- What is being asked
Leave out every picture, then transcribe the rest of the listing exactly.

- Stored data
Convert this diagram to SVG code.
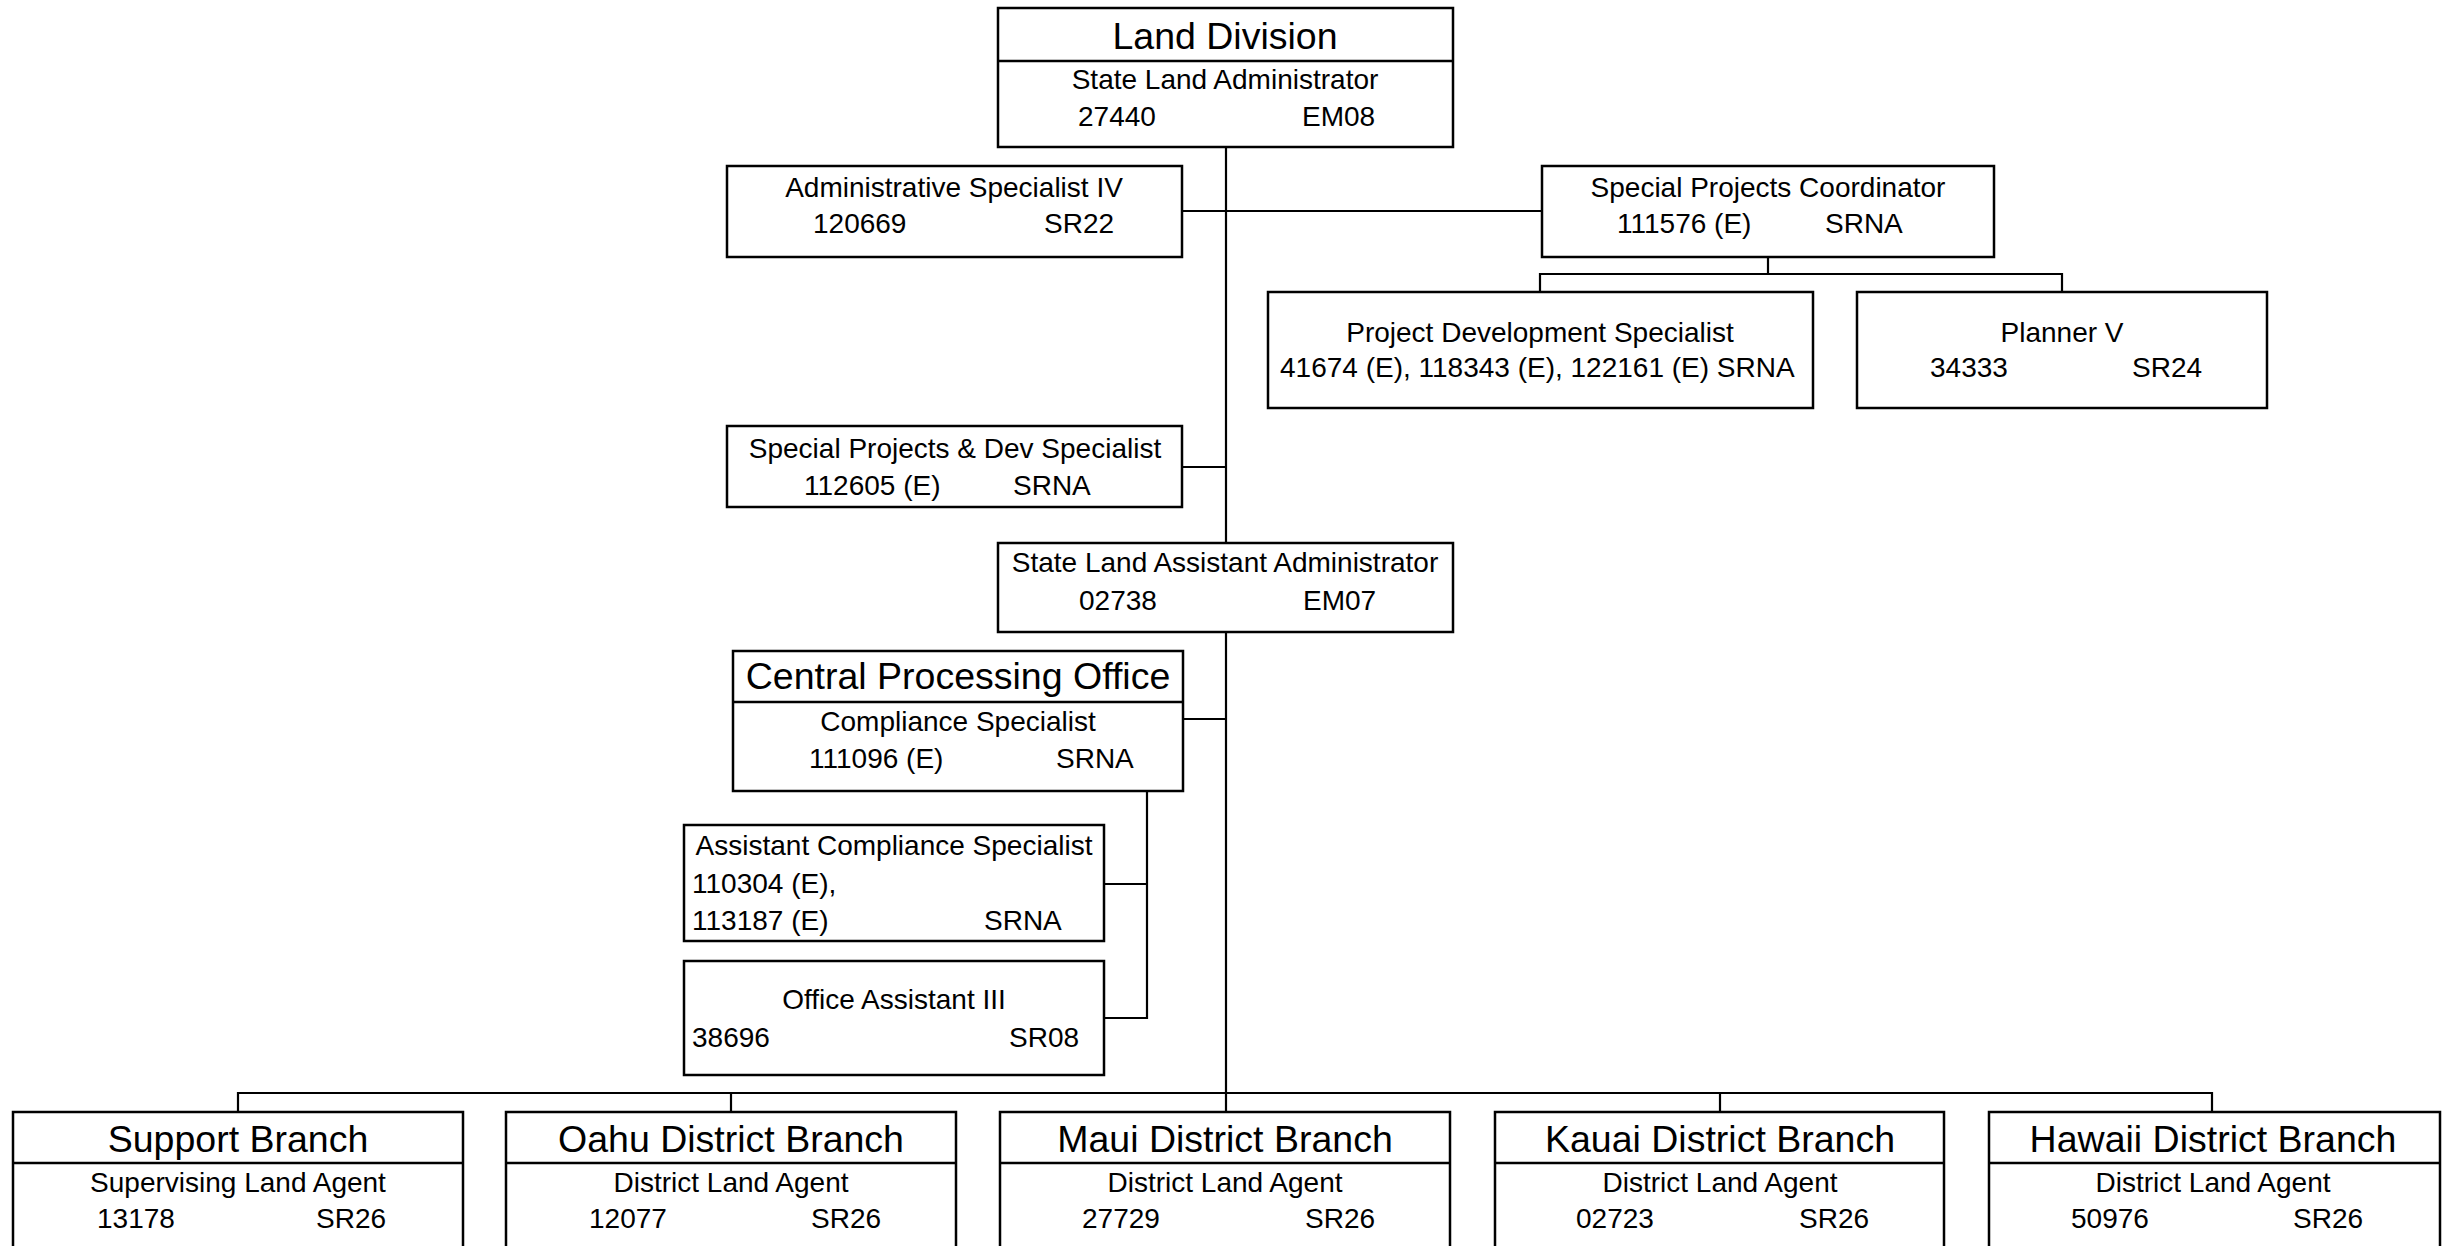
<svg xmlns="http://www.w3.org/2000/svg" width="2449" height="1246" viewBox="0 0 2449 1246">
<style>
rect.b{fill:#fff;stroke:#000;stroke-width:2.5}
line.d{stroke:#000;stroke-width:2.5}
.c path,.c line{stroke:#000;stroke-width:2.2;fill:none}
text{font-family:"Liberation Sans",Arial,sans-serif;font-size:28px;fill:#000}
text.h{font-size:37.5px}
text.m{text-anchor:middle}
</style>
<rect width="2449" height="1246" fill="#fff"/>
<g class="c" id="connectors">
<line x1="1226" y1="148" x2="1226" y2="1112"/>
<line x1="1182" y1="211" x2="1542" y2="211"/>
<line x1="1768" y1="257" x2="1768" y2="274"/>
<path d="M1540,292 V274 H2062 V292"/>
<line x1="1182" y1="467" x2="1226" y2="467"/>
<line x1="1183" y1="719" x2="1226" y2="719"/>
<path d="M1147,791 V1018 H1104"/>
<line x1="1104" y1="884" x2="1147" y2="884"/>
<path d="M238,1112 V1093 H2212 V1112"/>
<line x1="731" y1="1093" x2="731" y2="1112"/>
<line x1="1720" y1="1093" x2="1720" y2="1112"/>
</g>
<g id="land-division">
<rect class="b" x="998" y="8" width="455" height="139"/>
<line class="d" x1="998" y1="61" x2="1453" y2="61"/>
<text class="h m" x="1225" y="49">Land Division</text>
<text class="m" x="1225" y="89">State Land Administrator</text>
<text x="1078" y="126">27440</text>
<text x="1302" y="126">EM08</text>
</g>
<g id="admin-specialist">
<rect class="b" x="727" y="166" width="455" height="91"/>
<text class="m" x="954" y="197">Administrative Specialist IV</text>
<text x="813" y="233">120669</text>
<text x="1044" y="233">SR22</text>
</g>
<g id="special-projects-coordinator">
<rect class="b" x="1542" y="166" width="452" height="91"/>
<text class="m" x="1768" y="197">Special Projects Coordinator</text>
<text x="1617" y="233">111576 (E)</text>
<text x="1825" y="233">SRNA</text>
</g>
<g id="project-development-specialist">
<rect class="b" x="1268" y="292" width="545" height="116"/>
<text class="m" x="1540" y="342">Project Development Specialist</text>
<text x="1280" y="377">41674 (E), 118343 (E), 122161 (E) SRNA</text>
</g>
<g id="planner-v">
<rect class="b" x="1857" y="292" width="410" height="116"/>
<text class="m" x="2062" y="342">Planner V</text>
<text x="1930" y="377">34333</text>
<text x="2132" y="377">SR24</text>
</g>
<g id="special-projects-dev-specialist">
<rect class="b" x="727" y="426" width="455" height="81"/>
<text class="m" x="955" y="458">Special Projects &amp; Dev Specialist</text>
<text x="804" y="495">112605 (E)</text>
<text x="1013" y="495">SRNA</text>
</g>
<g id="state-land-assistant-administrator">
<rect class="b" x="998" y="543" width="455" height="89"/>
<text class="m" x="1225" y="572">State Land Assistant Administrator</text>
<text x="1079" y="610">02738</text>
<text x="1303" y="610">EM07</text>
</g>
<g id="central-processing-office">
<rect class="b" x="733" y="651" width="450" height="140"/>
<line class="d" x1="733" y1="702" x2="1183" y2="702"/>
<text class="h m" x="958" y="689">Central Processing Office</text>
<text class="m" x="958" y="731">Compliance Specialist</text>
<text x="809" y="768">111096 (E)</text>
<text x="1056" y="768">SRNA</text>
</g>
<g id="assistant-compliance-specialist">
<rect class="b" x="684" y="825" width="420" height="116"/>
<text class="m" x="894" y="855">Assistant Compliance Specialist</text>
<text x="692" y="893">110304 (E),</text>
<text x="692" y="930">113187 (E)</text>
<text x="984" y="930">SRNA</text>
</g>
<g id="office-assistant">
<rect class="b" x="684" y="961" width="420" height="114"/>
<text class="m" x="894" y="1009">Office Assistant III</text>
<text x="692" y="1047">38696</text>
<text x="1009" y="1047">SR08</text>
</g>
<g id="support-branch">
<rect class="b" x="13" y="1112" width="450" height="160"/>
<line class="d" x1="13" y1="1163" x2="463" y2="1163"/>
<text class="h m" x="238" y="1152">Support Branch</text>
<text class="m" x="238" y="1192">Supervising Land Agent</text>
<text x="97" y="1228">13178</text>
<text x="316" y="1228">SR26</text>
</g>
<g id="oahu-branch">
<rect class="b" x="506" y="1112" width="450" height="160"/>
<line class="d" x1="506" y1="1163" x2="956" y2="1163"/>
<text class="h m" x="731" y="1152">Oahu District Branch</text>
<text class="m" x="731" y="1192">District Land Agent</text>
<text x="589" y="1228">12077</text>
<text x="811" y="1228">SR26</text>
</g>
<g id="maui-branch">
<rect class="b" x="1000" y="1112" width="450" height="160"/>
<line class="d" x1="1000" y1="1163" x2="1450" y2="1163"/>
<text class="h m" x="1225" y="1152">Maui District Branch</text>
<text class="m" x="1225" y="1192">District Land Agent</text>
<text x="1082" y="1228">27729</text>
<text x="1305" y="1228">SR26</text>
</g>
<g id="kauai-branch">
<rect class="b" x="1495" y="1112" width="449" height="160"/>
<line class="d" x1="1495" y1="1163" x2="1944" y2="1163"/>
<text class="h m" x="1720" y="1152">Kauai District Branch</text>
<text class="m" x="1720" y="1192">District Land Agent</text>
<text x="1576" y="1228">02723</text>
<text x="1799" y="1228">SR26</text>
</g>
<g id="hawaii-branch">
<rect class="b" x="1989" y="1112" width="451" height="160"/>
<line class="d" x1="1989" y1="1163" x2="2440" y2="1163"/>
<text class="h m" x="2213" y="1152">Hawaii District Branch</text>
<text class="m" x="2213" y="1192">District Land Agent</text>
<text x="2071" y="1228">50976</text>
<text x="2293" y="1228">SR26</text>
</g>
</svg>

- Result
Convert this diagram to SVG code.
<svg xmlns="http://www.w3.org/2000/svg" width="2449" height="1246" viewBox="0 0 2449 1246">
<style>
rect.b{fill:#fff;stroke:#000;stroke-width:2.5}
line.d{stroke:#000;stroke-width:2.5}
.c path,.c line{stroke:#000;stroke-width:2.2;fill:none}
text{font-family:"Liberation Sans",Arial,sans-serif;font-size:28px;fill:#000}
text.h{font-size:37.5px}
text.m{text-anchor:middle}
</style>
<rect width="2449" height="1246" fill="#fff"/>
<g class="c" id="connectors">
<line x1="1226" y1="148" x2="1226" y2="1112"/>
<line x1="1182" y1="211" x2="1542" y2="211"/>
<line x1="1768" y1="257" x2="1768" y2="274"/>
<path d="M1540,292 V274 H2062 V292"/>
<line x1="1182" y1="467" x2="1226" y2="467"/>
<line x1="1183" y1="719" x2="1226" y2="719"/>
<path d="M1147,791 V1018 H1104"/>
<line x1="1104" y1="884" x2="1147" y2="884"/>
<path d="M238,1112 V1093 H2212 V1112"/>
<line x1="731" y1="1093" x2="731" y2="1112"/>
<line x1="1720" y1="1093" x2="1720" y2="1112"/>
</g>
<g id="land-division">
<rect class="b" x="998" y="8" width="455" height="139"/>
<line class="d" x1="998" y1="61" x2="1453" y2="61"/>
<text class="h m" x="1225" y="49">Land Division</text>
<text class="m" x="1225" y="89">State Land Administrator</text>
<text x="1078" y="126">27440</text>
<text x="1302" y="126">EM08</text>
</g>
<g id="admin-specialist">
<rect class="b" x="727" y="166" width="455" height="91"/>
<text class="m" x="954" y="197">Administrative Specialist IV</text>
<text x="813" y="233">120669</text>
<text x="1044" y="233">SR22</text>
</g>
<g id="special-projects-coordinator">
<rect class="b" x="1542" y="166" width="452" height="91"/>
<text class="m" x="1768" y="197">Special Projects Coordinator</text>
<text x="1617" y="233">111576 (E)</text>
<text x="1825" y="233">SRNA</text>
</g>
<g id="project-development-specialist">
<rect class="b" x="1268" y="292" width="545" height="116"/>
<text class="m" x="1540" y="342">Project Development Specialist</text>
<text x="1280" y="377">41674 (E), 118343 (E), 122161 (E) SRNA</text>
</g>
<g id="planner-v">
<rect class="b" x="1857" y="292" width="410" height="116"/>
<text class="m" x="2062" y="342">Planner V</text>
<text x="1930" y="377">34333</text>
<text x="2132" y="377">SR24</text>
</g>
<g id="special-projects-dev-specialist">
<rect class="b" x="727" y="426" width="455" height="81"/>
<text class="m" x="955" y="458">Special Projects &amp; Dev Specialist</text>
<text x="804" y="495">112605 (E)</text>
<text x="1013" y="495">SRNA</text>
</g>
<g id="state-land-assistant-administrator">
<rect class="b" x="998" y="543" width="455" height="89"/>
<text class="m" x="1225" y="572">State Land Assistant Administrator</text>
<text x="1079" y="610">02738</text>
<text x="1303" y="610">EM07</text>
</g>
<g id="central-processing-office">
<rect class="b" x="733" y="651" width="450" height="140"/>
<line class="d" x1="733" y1="702" x2="1183" y2="702"/>
<text class="h m" x="958" y="689">Central Processing Office</text>
<text class="m" x="958" y="731">Compliance Specialist</text>
<text x="809" y="768">111096 (E)</text>
<text x="1056" y="768">SRNA</text>
</g>
<g id="assistant-compliance-specialist">
<rect class="b" x="684" y="825" width="420" height="116"/>
<text class="m" x="894" y="855">Assistant Compliance Specialist</text>
<text x="692" y="893">110304 (E),</text>
<text x="692" y="930">113187 (E)</text>
<text x="984" y="930">SRNA</text>
</g>
<g id="office-assistant">
<rect class="b" x="684" y="961" width="420" height="114"/>
<text class="m" x="894" y="1009">Office Assistant III</text>
<text x="692" y="1047">38696</text>
<text x="1009" y="1047">SR08</text>
</g>
<g id="support-branch">
<rect class="b" x="13" y="1112" width="450" height="160"/>
<line class="d" x1="13" y1="1163" x2="463" y2="1163"/>
<text class="h m" x="238" y="1152">Support Branch</text>
<text class="m" x="238" y="1192">Supervising Land Agent</text>
<text x="97" y="1228">13178</text>
<text x="316" y="1228">SR26</text>
</g>
<g id="oahu-branch">
<rect class="b" x="506" y="1112" width="450" height="160"/>
<line class="d" x1="506" y1="1163" x2="956" y2="1163"/>
<text class="h m" x="731" y="1152">Oahu District Branch</text>
<text class="m" x="731" y="1192">District Land Agent</text>
<text x="589" y="1228">12077</text>
<text x="811" y="1228">SR26</text>
</g>
<g id="maui-branch">
<rect class="b" x="1000" y="1112" width="450" height="160"/>
<line class="d" x1="1000" y1="1163" x2="1450" y2="1163"/>
<text class="h m" x="1225" y="1152">Maui District Branch</text>
<text class="m" x="1225" y="1192">District Land Agent</text>
<text x="1082" y="1228">27729</text>
<text x="1305" y="1228">SR26</text>
</g>
<g id="kauai-branch">
<rect class="b" x="1495" y="1112" width="449" height="160"/>
<line class="d" x1="1495" y1="1163" x2="1944" y2="1163"/>
<text class="h m" x="1720" y="1152">Kauai District Branch</text>
<text class="m" x="1720" y="1192">District Land Agent</text>
<text x="1576" y="1228">02723</text>
<text x="1799" y="1228">SR26</text>
</g>
<g id="hawaii-branch">
<rect class="b" x="1989" y="1112" width="451" height="160"/>
<line class="d" x1="1989" y1="1163" x2="2440" y2="1163"/>
<text class="h m" x="2213" y="1152">Hawaii District Branch</text>
<text class="m" x="2213" y="1192">District Land Agent</text>
<text x="2071" y="1228">50976</text>
<text x="2293" y="1228">SR26</text>
</g>
</svg>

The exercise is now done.